\name{edgeConnectivity}
\alias{edgeConnectivity}
\title{computed edge connectivity and min disconnecting set
for an undirected graph}

\description{computed edge connectivity and min disconnecting set
for an undirected graph}

\usage{
edgeConnectivity(g)
}

\arguments{
  \item{g}{an instance of the \code{graph} class with \code{edgemode}
    \dQuote{undirected}}
}

\details{
Consider a graph G consisting of a single connected component.
The edge connectivity of G is the minimum number
of edges in G that can be cut to produce a graph with two
(disconnected) components.  The set of edges in this cut
is called the minimum disconnecting set.
}

\value{
A list:
\item{connectivity}{the integer describing the number of edges that must
be severed to obtain two components}
\item{minDisconSet}{a list (of length \code{connectivity}) of pairs of node names describing the edges
that need to be cut to obtain two components}
}

\references{
Boost Graph Library ( www.boost.org/libs/graph/doc/index.html )

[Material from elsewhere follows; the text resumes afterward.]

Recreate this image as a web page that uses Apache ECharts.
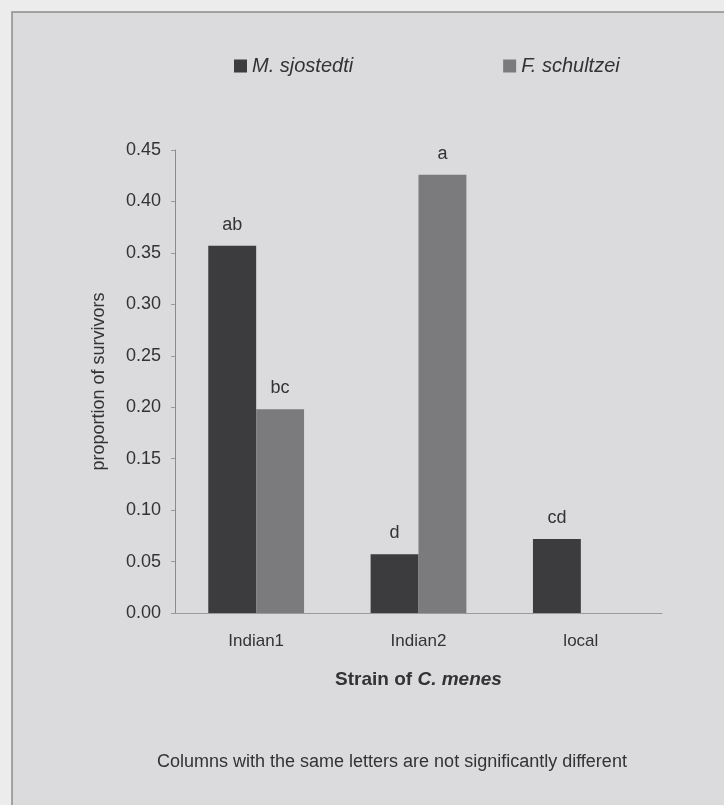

The Boost Graph Library: User Guide and Reference Manual;
by Jeremy G. Siek, Lie-Quan Lee, and Andrew Lumsdaine;
(Addison-Wesley, Pearson Education Inc., 2002), xxiv+321pp.
ISBN 0-201-72914-8
}

\author{Vince Carey <stvjc@channing.harvard.edu>}

\seealso{\code{\link{minCut}}, \code{\link{edmonds.karp.max.flow}}, \code{\link{push.relabel.max.flow}}  }

\examples{
con <- file(system.file("XML/conn.gxl",package="RBGL"), open="r")
coex <- fromGXL(con)
close(con)

edgeConnectivity(coex)
}
\keyword{ models }